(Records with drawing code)

* * * *

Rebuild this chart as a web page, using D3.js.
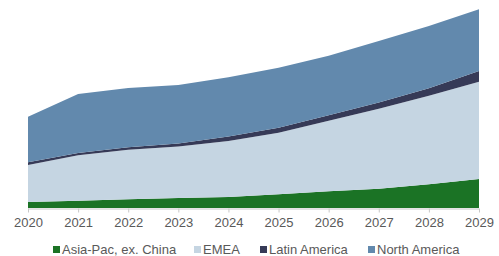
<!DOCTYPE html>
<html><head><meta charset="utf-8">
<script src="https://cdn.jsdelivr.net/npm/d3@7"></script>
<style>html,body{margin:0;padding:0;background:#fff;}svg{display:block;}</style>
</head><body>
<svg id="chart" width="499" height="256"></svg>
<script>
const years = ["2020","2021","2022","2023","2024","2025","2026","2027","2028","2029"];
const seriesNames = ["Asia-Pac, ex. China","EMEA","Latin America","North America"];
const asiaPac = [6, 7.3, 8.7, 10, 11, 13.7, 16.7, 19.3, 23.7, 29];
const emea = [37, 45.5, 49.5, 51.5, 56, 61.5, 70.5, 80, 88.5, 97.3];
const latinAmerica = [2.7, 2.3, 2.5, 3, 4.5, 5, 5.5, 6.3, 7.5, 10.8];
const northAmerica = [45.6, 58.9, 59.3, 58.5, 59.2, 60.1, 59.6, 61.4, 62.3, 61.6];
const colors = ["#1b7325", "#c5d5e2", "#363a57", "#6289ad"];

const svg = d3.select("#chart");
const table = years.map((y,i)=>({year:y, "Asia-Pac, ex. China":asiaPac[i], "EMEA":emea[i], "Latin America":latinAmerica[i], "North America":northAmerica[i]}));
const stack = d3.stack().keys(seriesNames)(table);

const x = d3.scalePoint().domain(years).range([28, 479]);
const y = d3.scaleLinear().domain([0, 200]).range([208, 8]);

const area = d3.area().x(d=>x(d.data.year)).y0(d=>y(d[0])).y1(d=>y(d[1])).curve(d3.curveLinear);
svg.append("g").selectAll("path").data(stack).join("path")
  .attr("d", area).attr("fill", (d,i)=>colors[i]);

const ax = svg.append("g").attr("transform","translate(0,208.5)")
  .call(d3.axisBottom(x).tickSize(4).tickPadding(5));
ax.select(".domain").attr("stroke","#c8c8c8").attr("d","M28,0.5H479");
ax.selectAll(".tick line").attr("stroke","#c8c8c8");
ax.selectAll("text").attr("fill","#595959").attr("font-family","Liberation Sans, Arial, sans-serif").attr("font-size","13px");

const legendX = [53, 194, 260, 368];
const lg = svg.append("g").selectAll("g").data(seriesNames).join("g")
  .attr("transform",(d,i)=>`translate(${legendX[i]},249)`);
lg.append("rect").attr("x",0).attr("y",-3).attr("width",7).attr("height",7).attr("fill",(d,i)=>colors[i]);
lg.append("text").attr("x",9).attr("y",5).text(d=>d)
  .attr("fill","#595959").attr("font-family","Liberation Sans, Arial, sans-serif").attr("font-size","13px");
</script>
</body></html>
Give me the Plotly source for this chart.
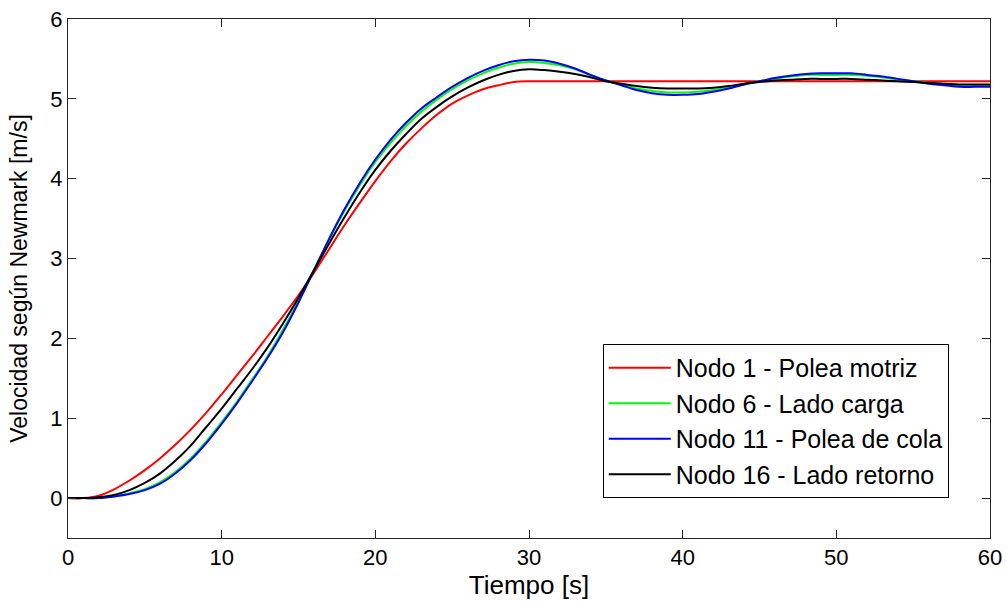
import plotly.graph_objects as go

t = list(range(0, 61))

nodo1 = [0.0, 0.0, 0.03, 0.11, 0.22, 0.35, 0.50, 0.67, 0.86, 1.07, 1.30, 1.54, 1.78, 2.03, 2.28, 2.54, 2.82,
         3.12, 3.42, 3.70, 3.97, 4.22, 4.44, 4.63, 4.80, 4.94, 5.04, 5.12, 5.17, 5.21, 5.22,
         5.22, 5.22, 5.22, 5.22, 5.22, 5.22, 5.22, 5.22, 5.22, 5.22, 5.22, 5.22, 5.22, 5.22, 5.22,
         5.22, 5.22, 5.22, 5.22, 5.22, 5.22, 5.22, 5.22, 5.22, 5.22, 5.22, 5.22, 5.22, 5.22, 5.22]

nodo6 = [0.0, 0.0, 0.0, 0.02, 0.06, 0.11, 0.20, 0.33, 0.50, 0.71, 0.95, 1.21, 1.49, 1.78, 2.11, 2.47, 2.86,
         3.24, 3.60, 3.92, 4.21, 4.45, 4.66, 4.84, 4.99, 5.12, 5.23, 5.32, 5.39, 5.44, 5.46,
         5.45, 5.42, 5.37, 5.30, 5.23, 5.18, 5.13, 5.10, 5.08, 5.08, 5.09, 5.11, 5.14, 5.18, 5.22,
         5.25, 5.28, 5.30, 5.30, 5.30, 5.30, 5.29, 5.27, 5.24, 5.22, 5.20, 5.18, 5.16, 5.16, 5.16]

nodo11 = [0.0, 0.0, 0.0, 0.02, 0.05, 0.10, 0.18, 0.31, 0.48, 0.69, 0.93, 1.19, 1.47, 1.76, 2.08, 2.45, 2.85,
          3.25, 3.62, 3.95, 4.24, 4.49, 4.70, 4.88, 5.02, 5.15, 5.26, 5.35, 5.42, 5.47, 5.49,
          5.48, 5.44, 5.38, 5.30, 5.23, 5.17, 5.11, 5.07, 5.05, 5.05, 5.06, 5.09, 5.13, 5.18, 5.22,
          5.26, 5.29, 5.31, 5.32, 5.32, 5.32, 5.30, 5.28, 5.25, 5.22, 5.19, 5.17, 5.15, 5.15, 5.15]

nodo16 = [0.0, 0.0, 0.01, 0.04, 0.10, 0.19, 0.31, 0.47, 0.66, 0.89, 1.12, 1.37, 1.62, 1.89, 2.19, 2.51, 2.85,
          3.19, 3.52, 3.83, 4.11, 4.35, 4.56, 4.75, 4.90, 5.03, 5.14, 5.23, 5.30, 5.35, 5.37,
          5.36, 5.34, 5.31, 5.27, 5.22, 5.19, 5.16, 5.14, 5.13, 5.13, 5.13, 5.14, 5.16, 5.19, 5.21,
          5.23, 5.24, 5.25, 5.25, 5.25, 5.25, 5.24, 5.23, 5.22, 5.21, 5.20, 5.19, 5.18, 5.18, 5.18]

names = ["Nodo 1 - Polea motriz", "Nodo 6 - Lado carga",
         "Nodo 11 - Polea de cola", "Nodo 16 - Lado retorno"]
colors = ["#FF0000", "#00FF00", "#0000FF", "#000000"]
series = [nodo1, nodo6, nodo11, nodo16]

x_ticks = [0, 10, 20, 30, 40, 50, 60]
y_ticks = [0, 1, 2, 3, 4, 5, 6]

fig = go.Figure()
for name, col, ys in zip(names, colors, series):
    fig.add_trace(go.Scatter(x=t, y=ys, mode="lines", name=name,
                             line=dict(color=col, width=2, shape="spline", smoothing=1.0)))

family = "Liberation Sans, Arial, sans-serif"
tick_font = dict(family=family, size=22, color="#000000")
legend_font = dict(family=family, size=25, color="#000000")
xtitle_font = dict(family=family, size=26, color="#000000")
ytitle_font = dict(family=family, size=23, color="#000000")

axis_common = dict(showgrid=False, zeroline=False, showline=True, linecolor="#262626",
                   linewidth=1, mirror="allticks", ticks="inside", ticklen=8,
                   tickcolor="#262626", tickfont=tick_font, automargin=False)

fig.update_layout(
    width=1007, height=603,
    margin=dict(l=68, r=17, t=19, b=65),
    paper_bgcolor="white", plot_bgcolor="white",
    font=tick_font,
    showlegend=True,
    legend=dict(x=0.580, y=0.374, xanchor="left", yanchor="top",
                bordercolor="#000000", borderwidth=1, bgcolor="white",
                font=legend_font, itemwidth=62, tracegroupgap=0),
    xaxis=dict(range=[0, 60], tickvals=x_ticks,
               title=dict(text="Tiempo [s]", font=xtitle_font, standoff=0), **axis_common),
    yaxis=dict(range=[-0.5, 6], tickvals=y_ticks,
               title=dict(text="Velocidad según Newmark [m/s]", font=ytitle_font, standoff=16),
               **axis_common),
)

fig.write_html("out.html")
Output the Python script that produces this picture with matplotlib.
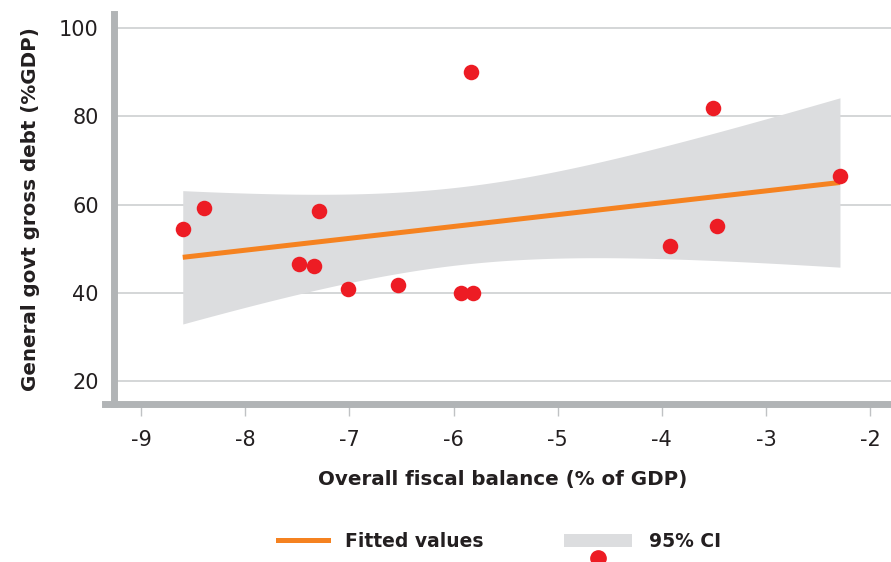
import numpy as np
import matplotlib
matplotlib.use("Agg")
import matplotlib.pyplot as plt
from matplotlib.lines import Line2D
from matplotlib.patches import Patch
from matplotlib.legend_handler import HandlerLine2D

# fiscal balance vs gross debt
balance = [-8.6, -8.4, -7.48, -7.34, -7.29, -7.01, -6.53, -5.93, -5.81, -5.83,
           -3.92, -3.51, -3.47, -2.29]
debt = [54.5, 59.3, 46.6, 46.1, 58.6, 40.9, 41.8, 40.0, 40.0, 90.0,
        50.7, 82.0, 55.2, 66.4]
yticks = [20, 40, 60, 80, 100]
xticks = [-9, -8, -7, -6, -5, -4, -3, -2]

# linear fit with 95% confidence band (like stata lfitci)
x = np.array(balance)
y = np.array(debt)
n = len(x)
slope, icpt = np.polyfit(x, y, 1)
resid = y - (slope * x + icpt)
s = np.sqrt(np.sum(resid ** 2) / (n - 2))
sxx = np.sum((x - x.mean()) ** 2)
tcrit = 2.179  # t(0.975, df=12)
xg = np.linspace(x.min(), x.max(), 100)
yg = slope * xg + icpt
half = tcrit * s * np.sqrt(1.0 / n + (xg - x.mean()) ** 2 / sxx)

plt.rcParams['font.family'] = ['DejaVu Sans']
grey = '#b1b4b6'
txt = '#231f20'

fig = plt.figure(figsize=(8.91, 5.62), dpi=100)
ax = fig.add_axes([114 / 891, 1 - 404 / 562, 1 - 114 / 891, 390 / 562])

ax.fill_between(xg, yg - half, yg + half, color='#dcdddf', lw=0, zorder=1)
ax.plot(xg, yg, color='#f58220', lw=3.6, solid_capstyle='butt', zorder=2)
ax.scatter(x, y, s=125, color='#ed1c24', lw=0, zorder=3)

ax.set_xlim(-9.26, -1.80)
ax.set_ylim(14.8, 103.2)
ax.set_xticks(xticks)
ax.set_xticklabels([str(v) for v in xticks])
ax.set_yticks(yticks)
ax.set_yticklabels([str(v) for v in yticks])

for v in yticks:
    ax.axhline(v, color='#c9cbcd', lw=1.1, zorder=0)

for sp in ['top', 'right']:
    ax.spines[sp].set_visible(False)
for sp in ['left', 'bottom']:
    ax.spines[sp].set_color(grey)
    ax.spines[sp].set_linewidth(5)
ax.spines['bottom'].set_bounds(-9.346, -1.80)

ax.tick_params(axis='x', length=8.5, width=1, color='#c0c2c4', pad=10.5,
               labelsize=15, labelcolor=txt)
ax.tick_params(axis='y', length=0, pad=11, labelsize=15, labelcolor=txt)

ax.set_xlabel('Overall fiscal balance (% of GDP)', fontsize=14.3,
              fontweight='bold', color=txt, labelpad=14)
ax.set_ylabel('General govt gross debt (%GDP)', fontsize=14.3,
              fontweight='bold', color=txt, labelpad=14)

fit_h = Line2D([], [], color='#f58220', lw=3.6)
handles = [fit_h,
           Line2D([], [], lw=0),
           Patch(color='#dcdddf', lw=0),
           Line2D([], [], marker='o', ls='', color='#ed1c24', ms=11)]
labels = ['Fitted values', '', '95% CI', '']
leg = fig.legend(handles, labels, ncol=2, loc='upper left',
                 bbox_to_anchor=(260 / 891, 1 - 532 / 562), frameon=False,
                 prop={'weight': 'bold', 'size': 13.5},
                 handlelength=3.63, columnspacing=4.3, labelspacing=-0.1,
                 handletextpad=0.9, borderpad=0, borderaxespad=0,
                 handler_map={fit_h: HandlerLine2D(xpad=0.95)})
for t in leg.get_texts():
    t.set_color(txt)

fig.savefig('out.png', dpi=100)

* * * *

**Set problem**
Skip the pictures and repeat, word for word, the lines from the one containing "Give me the Plotly source for this chart." to the one containing "t = list(range(0, 61))", keeping both of those lines.

**Exercise output**
Give me the Plotly source for this chart.
import plotly.graph_objects as go

t = list(range(0, 61))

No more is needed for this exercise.